Juan Amoroso

Personal information
- Full name: Juan Ignacio Amoroso Zirpel
- Born: 8 July 1997 (age 29) Chile

Sport
- Sport: Field hockey
- Position: Defence

Senior career
- Years: Team / Caps / Goals
- 2021–: Royal Uccle / - / -

National team
- Years: Team / Caps / Goals
- 2015–: Chile / 68 / (36)
- 2015–2016: Chile U–21 / 10 / (6)

Medal record
Men's field hockey
Representing Chile
Pan American Cup
| Silver medal – second place | 2022 Santiago | Team |
South American Games
| Silver medal – second place | 2018 Cochabamba | Team |
| Silver medal – second place | 2022 Asunción | Team |
Pan American Junior Championship
| Bronze medal – third place | 2016 Toronto | Team |

= Juan Amoroso =

Chilean field hockey player

Juan Ignacio Amoroso Zirpel (born 8 July 1997) is a field hockey player from Chile.

==Personal life==
Amoroso has a younger cousin, Agustín, who has also represented Chile in field hockey.

==Career==
===Los Diablos===
Amoroso made his senior debut for Chile in 2015 during a test event for the Summer Olympics in Rio de Janeiro.

Since his debut, Amoroso has been a regular inclusion in the national squad.
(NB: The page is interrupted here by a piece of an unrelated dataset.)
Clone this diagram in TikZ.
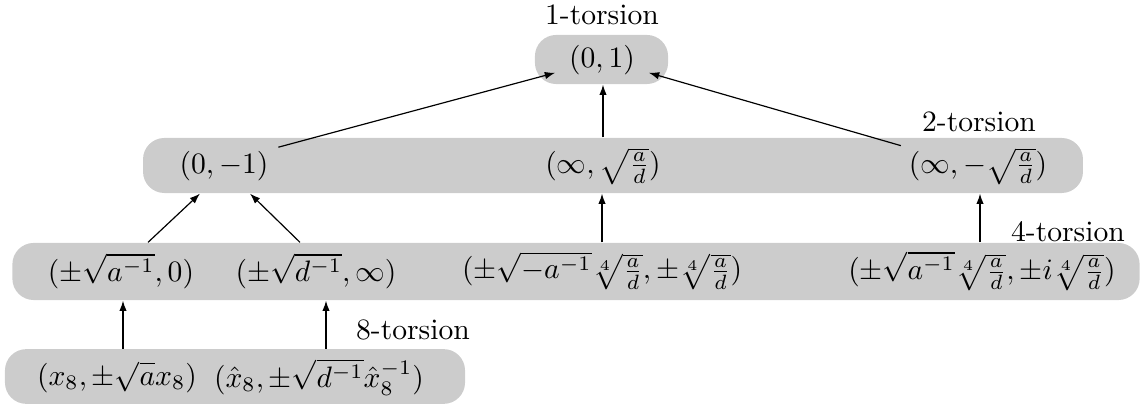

He has medalled with the team on numerous occasions, including silver at the South American Games in 2018 and 2022, as well as the 2022 Pan American Cup.

In 2022, he was named in the PAHF's Elite Team for the first time.

===Junior national team===
Juan Amoroso made his debut for the Chile U–21 team in 2015. The following year he won a bronze medal with the team at the Pan American Junior Championship in Toronto.